● **Source data**
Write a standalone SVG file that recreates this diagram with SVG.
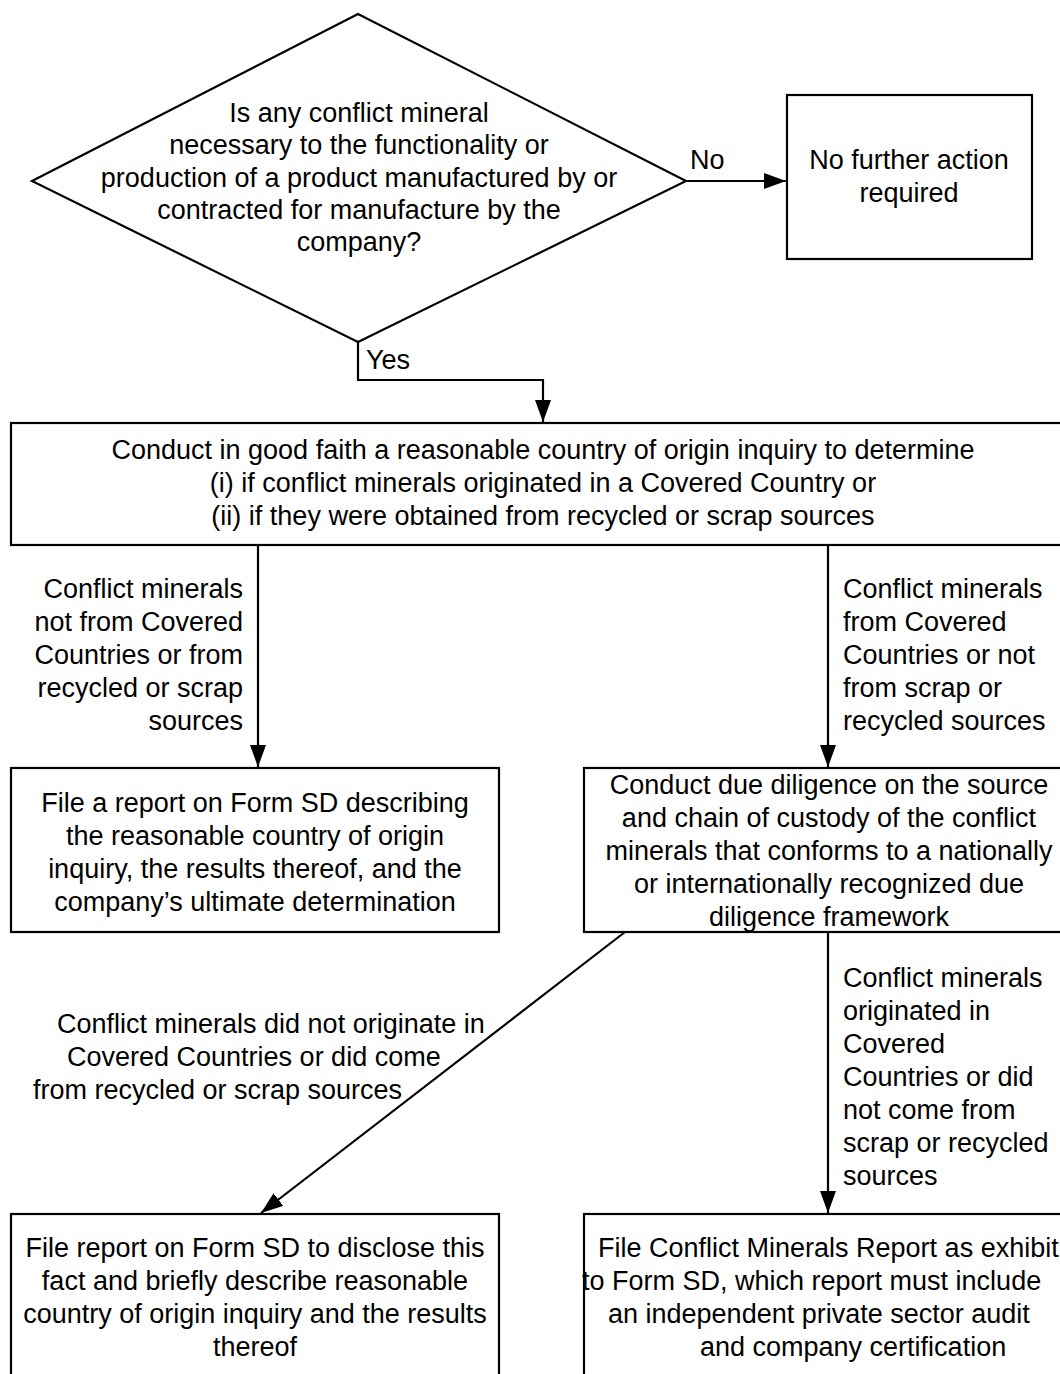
<svg xmlns="http://www.w3.org/2000/svg" width="1060" height="1374" viewBox="0 0 1060 1374">
<style>
text{font-family:"Liberation Sans",Arial,sans-serif;font-size:27px;fill:#000}
.c{text-anchor:middle}
.e{text-anchor:end}
.shape{fill:#fff;stroke:#000;stroke-width:2.2}
.conn{fill:none;stroke:#000;stroke-width:2.2}
</style>
<defs>
<marker id="arr" markerUnits="userSpaceOnUse" markerWidth="24" markerHeight="18" refX="22" refY="8" orient="auto">
<path d="M0,0 L22,8 L0,16 z" fill="#000"/>
</marker>
</defs>
<rect width="1060" height="1374" fill="#fff"/>
<g id="connectors">
<path class="conn" d="M686,181 H786" marker-end="url(#arr)"/>
<path class="conn" d="M358,342 V380 H543 V422" marker-end="url(#arr)"/>
<path class="conn" d="M258,545 V767" marker-end="url(#arr)"/>
<path class="conn" d="M828,545 V767" marker-end="url(#arr)"/>
<path class="conn" d="M625,932 L261,1213" marker-end="url(#arr)"/>
<path class="conn" d="M828,932 V1213" marker-end="url(#arr)"/>
<text x="690" y="169">No</text>
<text x="366" y="369">Yes</text>
<text class="e" x="243" y="598">Conflict minerals</text>
<text class="e" x="243" y="631">not from Covered</text>
<text class="e" x="243" y="664">Countries or from</text>
<text class="e" x="243" y="697">recycled or scrap</text>
<text class="e" x="243" y="730">sources</text>
<text x="843" y="598">Conflict minerals</text>
<text x="843" y="631">from Covered</text>
<text x="843" y="664">Countries or not</text>
<text x="843" y="697">from scrap or</text>
<text x="843" y="730">recycled sources</text>
<text x="57" y="1033">Conflict minerals did not originate in</text>
<text x="67" y="1066">Covered Countries or did come</text>
<text x="33" y="1099">from recycled or scrap sources</text>
<text x="843" y="987">Conflict minerals</text>
<text x="843" y="1020">originated in</text>
<text x="843" y="1053">Covered</text>
<text x="843" y="1086">Countries or did</text>
<text x="843" y="1119">not come from</text>
<text x="843" y="1152">scrap or recycled</text>
<text x="843" y="1185">sources</text>
</g>
<g id="decision">
<polygon class="shape" points="358,14 686,181 358,342 32,181"/>
<text class="c" x="359" y="122">Is any conflict mineral</text>
<text class="c" x="359" y="154">necessary to the functionality or</text>
<text class="c" x="359" y="187">production of a product manufactured by or</text>
<text class="c" x="359" y="219">contracted for manufacture by the</text>
<text class="c" x="359" y="251">company?</text>
</g>
<g id="no-action">
<rect class="shape" x="787" y="95" width="245" height="164"/>
<text class="c" x="909" y="169">No further action</text>
<text class="c" x="909" y="202">required</text>
</g>
<g id="inquiry">
<rect class="shape" x="11" y="423" width="1065" height="122"/>
<text class="c" x="543" y="459">Conduct in good faith a reasonable country of origin inquiry to determine</text>
<text class="c" x="543" y="492">(i) if conflict minerals originated in a Covered Country or</text>
<text class="c" x="543" y="525">(ii) if they were obtained from recycled or scrap sources</text>
</g>
<g id="file-report">
<rect class="shape" x="11" y="768" width="488" height="164"/>
<text class="c" x="255" y="812">File a report on Form SD describing</text>
<text class="c" x="255" y="845">the reasonable country of origin</text>
<text class="c" x="255" y="878">inquiry, the results thereof, and the</text>
<text class="c" x="255" y="911">company’s ultimate determination</text>
</g>
<g id="due-diligence">
<rect class="shape" x="584" y="768" width="490" height="164"/>
<text class="c" x="829" y="794">Conduct due diligence on the source</text>
<text class="c" x="829" y="827">and chain of custody of the conflict</text>
<text class="c" x="829" y="860">minerals that conforms to a nationally</text>
<text class="c" x="829" y="893">or internationally recognized due</text>
<text class="c" x="829" y="926">diligence framework</text>
</g>
<g id="file-disclose">
<rect class="shape" x="11" y="1214" width="488" height="200"/>
<text class="c" x="255" y="1257">File report on Form SD to disclose this</text>
<text class="c" x="255" y="1290">fact and briefly describe reasonable</text>
<text class="c" x="255" y="1323">country of origin inquiry and the results</text>
<text class="c" x="255" y="1356">thereof</text>
</g>
<g id="file-cmr">
<rect class="shape" x="584" y="1214" width="490" height="200"/>
<text x="598" y="1257">File Conflict Minerals Report as exhibit</text>
<text x="582" y="1290">to Form SD, which report must include</text>
<text x="608" y="1323">an independent private sector audit</text>
<text x="700" y="1356">and company certification</text>
</g>
</svg>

● **Directions**
Without the images, write out each line of the data verbatim.

● **Exercise solution**
Write a standalone SVG file that recreates this diagram with SVG.
<svg xmlns="http://www.w3.org/2000/svg" width="1060" height="1374" viewBox="0 0 1060 1374">
<style>
text{font-family:"Liberation Sans",Arial,sans-serif;font-size:27px;fill:#000}
.c{text-anchor:middle}
.e{text-anchor:end}
.shape{fill:#fff;stroke:#000;stroke-width:2.2}
.conn{fill:none;stroke:#000;stroke-width:2.2}
</style>
<defs>
<marker id="arr" markerUnits="userSpaceOnUse" markerWidth="24" markerHeight="18" refX="22" refY="8" orient="auto">
<path d="M0,0 L22,8 L0,16 z" fill="#000"/>
</marker>
</defs>
<rect width="1060" height="1374" fill="#fff"/>
<g id="connectors">
<path class="conn" d="M686,181 H786" marker-end="url(#arr)"/>
<path class="conn" d="M358,342 V380 H543 V422" marker-end="url(#arr)"/>
<path class="conn" d="M258,545 V767" marker-end="url(#arr)"/>
<path class="conn" d="M828,545 V767" marker-end="url(#arr)"/>
<path class="conn" d="M625,932 L261,1213" marker-end="url(#arr)"/>
<path class="conn" d="M828,932 V1213" marker-end="url(#arr)"/>
<text x="690" y="169">No</text>
<text x="366" y="369">Yes</text>
<text class="e" x="243" y="598">Conflict minerals</text>
<text class="e" x="243" y="631">not from Covered</text>
<text class="e" x="243" y="664">Countries or from</text>
<text class="e" x="243" y="697">recycled or scrap</text>
<text class="e" x="243" y="730">sources</text>
<text x="843" y="598">Conflict minerals</text>
<text x="843" y="631">from Covered</text>
<text x="843" y="664">Countries or not</text>
<text x="843" y="697">from scrap or</text>
<text x="843" y="730">recycled sources</text>
<text x="57" y="1033">Conflict minerals did not originate in</text>
<text x="67" y="1066">Covered Countries or did come</text>
<text x="33" y="1099">from recycled or scrap sources</text>
<text x="843" y="987">Conflict minerals</text>
<text x="843" y="1020">originated in</text>
<text x="843" y="1053">Covered</text>
<text x="843" y="1086">Countries or did</text>
<text x="843" y="1119">not come from</text>
<text x="843" y="1152">scrap or recycled</text>
<text x="843" y="1185">sources</text>
</g>
<g id="decision">
<polygon class="shape" points="358,14 686,181 358,342 32,181"/>
<text class="c" x="359" y="122">Is any conflict mineral</text>
<text class="c" x="359" y="154">necessary to the functionality or</text>
<text class="c" x="359" y="187">production of a product manufactured by or</text>
<text class="c" x="359" y="219">contracted for manufacture by the</text>
<text class="c" x="359" y="251">company?</text>
</g>
<g id="no-action">
<rect class="shape" x="787" y="95" width="245" height="164"/>
<text class="c" x="909" y="169">No further action</text>
<text class="c" x="909" y="202">required</text>
</g>
<g id="inquiry">
<rect class="shape" x="11" y="423" width="1065" height="122"/>
<text class="c" x="543" y="459">Conduct in good faith a reasonable country of origin inquiry to determine</text>
<text class="c" x="543" y="492">(i) if conflict minerals originated in a Covered Country or</text>
<text class="c" x="543" y="525">(ii) if they were obtained from recycled or scrap sources</text>
</g>
<g id="file-report">
<rect class="shape" x="11" y="768" width="488" height="164"/>
<text class="c" x="255" y="812">File a report on Form SD describing</text>
<text class="c" x="255" y="845">the reasonable country of origin</text>
<text class="c" x="255" y="878">inquiry, the results thereof, and the</text>
<text class="c" x="255" y="911">company’s ultimate determination</text>
</g>
<g id="due-diligence">
<rect class="shape" x="584" y="768" width="490" height="164"/>
<text class="c" x="829" y="794">Conduct due diligence on the source</text>
<text class="c" x="829" y="827">and chain of custody of the conflict</text>
<text class="c" x="829" y="860">minerals that conforms to a nationally</text>
<text class="c" x="829" y="893">or internationally recognized due</text>
<text class="c" x="829" y="926">diligence framework</text>
</g>
<g id="file-disclose">
<rect class="shape" x="11" y="1214" width="488" height="200"/>
<text class="c" x="255" y="1257">File report on Form SD to disclose this</text>
<text class="c" x="255" y="1290">fact and briefly describe reasonable</text>
<text class="c" x="255" y="1323">country of origin inquiry and the results</text>
<text class="c" x="255" y="1356">thereof</text>
</g>
<g id="file-cmr">
<rect class="shape" x="584" y="1214" width="490" height="200"/>
<text x="598" y="1257">File Conflict Minerals Report as exhibit</text>
<text x="582" y="1290">to Form SD, which report must include</text>
<text x="608" y="1323">an independent private sector audit</text>
<text x="700" y="1356">and company certification</text>
</g>
</svg>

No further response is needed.